- Prime Minister Scott Morrison conceded defeat after an election on Saturday and the opposition Labor Party was set to end almost a decade of conservative rule.
- In at least five affluent Liberal-held seats, so-called "teal independents" looked set to win, tapping voter anger over inaction on climate change after some of the worst floods and fires hit Australia.
Australian Prime Minister Scott Morrison conceded defeat in an election on Saturday and the opposition Labor Party was set to end almost a decade of conservative rule, possibly with the support of independents who campaigned for greener policies.
Partial results showed that while Labor had made small gains, Morrison's Liberal-National coalition had been punished by voters in Western Australia and affluent urban seats in particular.
The Greens and a group of so-called "teal independents", who campaigned on policies of integrity, gender equality and tackling climate change, put on a strong showing, tapping voter anger over inaction on climate change after some of the worst floods and fires to hit Australia.
The new parliament looks set to be much less climate-skeptic than the one that supported Morrison's pro-coal mining administration.
"Tonight, I have spoken to the leader of the opposition and the incoming prime minister, Anthony Albanese. And I've congratulated him on his election victory this evening," Morrison said, adding he was stepping down as leader of his party.
Albanese, speaking as he headed to his party celebrations, said he wanted to unite the country.
"I think people want to come together, look for our common interest, look towards that sense of common purpose. I think people have had enough of division, what they want is to come together as a nation and I intend to lead that."

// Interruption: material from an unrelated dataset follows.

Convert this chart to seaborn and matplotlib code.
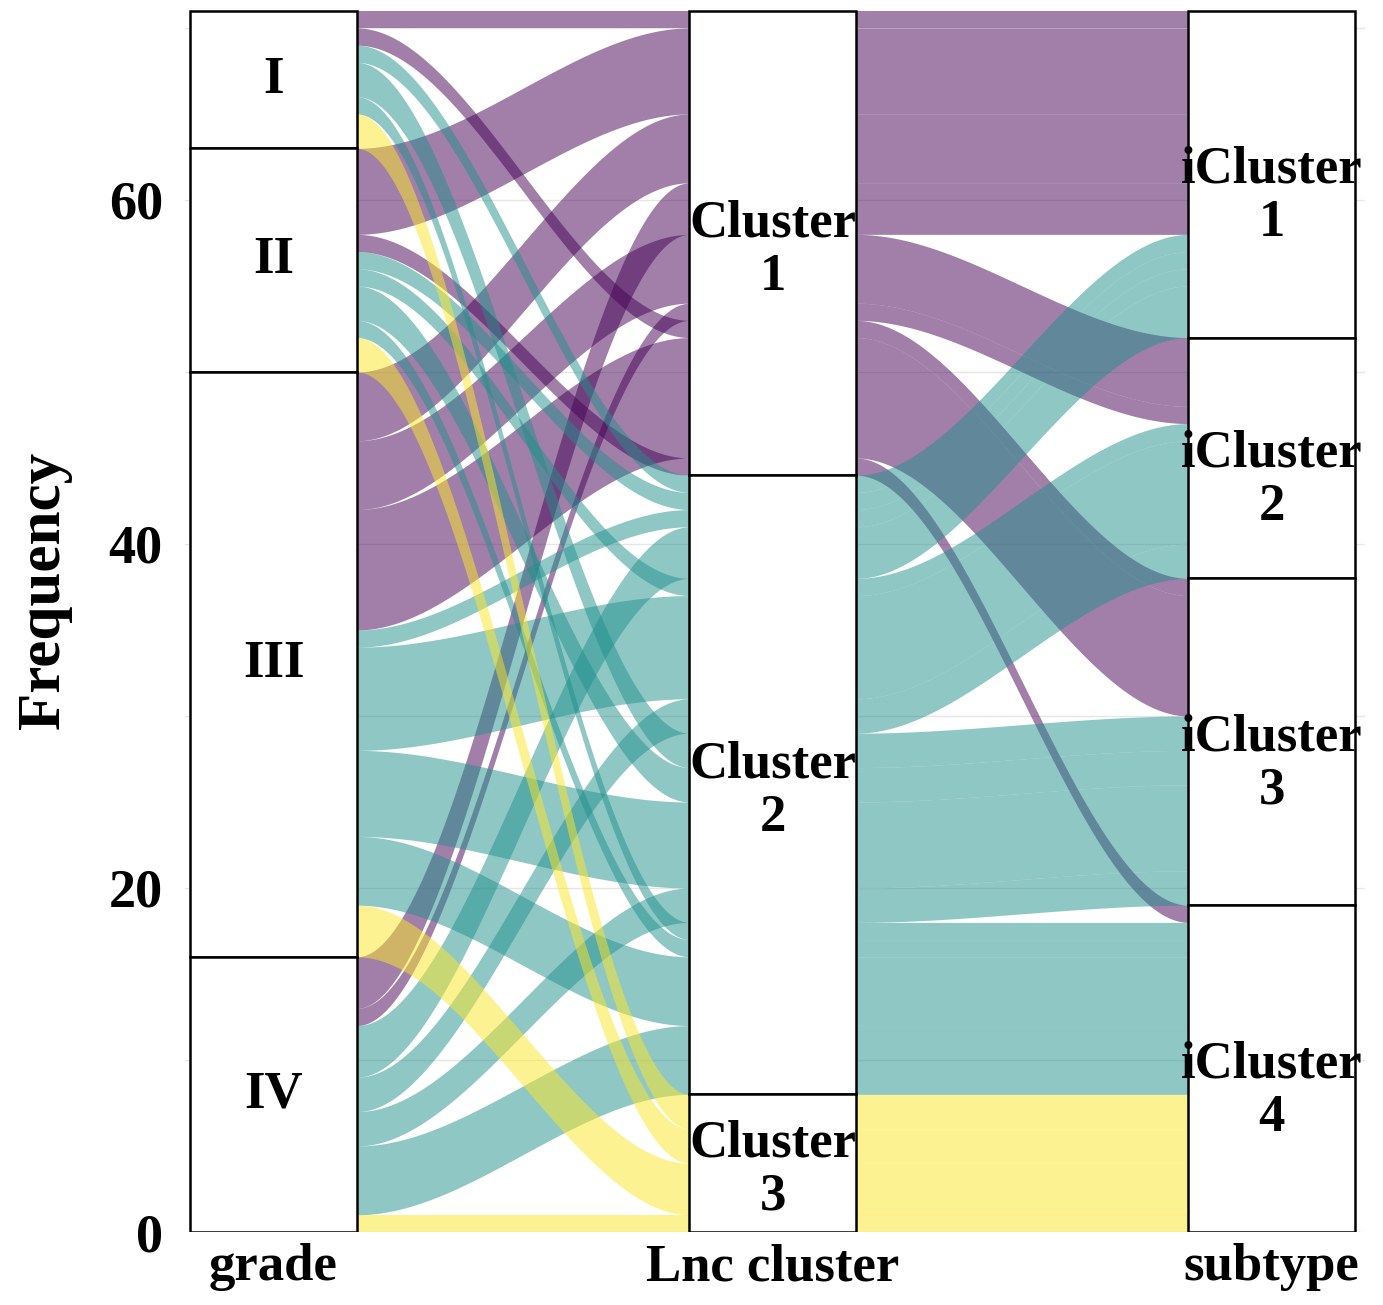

In results so far, Labor had yet to reach 76 of the 151 lower house seats required to form a government alone. Final results could take time as counting a record number of postal votes is completed.
With 55% of the vote counted, Labor had 72 seats and Morrison's coalition 52. Independents and the Greens held 11, the Australian Broadcasting Corp projected. A further 16 seats remained in doubt.
The center-left Labor had held a decent lead in opinion polls before the election, although surveys showed the Liberal-National government narrowing the gap in the final stretch of a six-week campaign.
In one of the biggest hits to the government, Treasurer Josh Frydenberg said it would be "difficult" for him to hold the long-held Liberal seat of Kooyong in Melbourne against an independent newcomer.
Three volunteers working for teal independent Monique Ryan, who was challenging Frydenberg, said they joined Ryan's campaign because they were concerned about the climate for the sake of their children and grandchildren.
"For me, it's like this election actually feels hopeful," Charlotte Forwood, with three adult children, told Reuters.
With Morrison's resignation and Frydenberg likely to lose his seat, Defence Minister Peter Dutton - a former policeman from Queensland - was shaping up as favorite to lead the Liberal Party.
Early returns suggested the Greens had made ground, looking to pick up to three seats in Queensland.
Greens leader Adam Bandt, who retained his inner-city Melbourne seat, said climate was a major issue for voters.
"There was an attempt from Labor and Liberal to bury it, and we were very clear about the need to tackle climate by tackling coal and gas."
Morrison and Albanese cast their votes in Sydney after making whistle-stop tours across marginal seats in the final two days of a campaign dominated by rising living costs, climate change and integrity.
As Labor focussed on spiking inflation and sluggish wage growth, Morrison made the country's lowest unemployment in almost half a century the centerpiece of his campaign's final hours.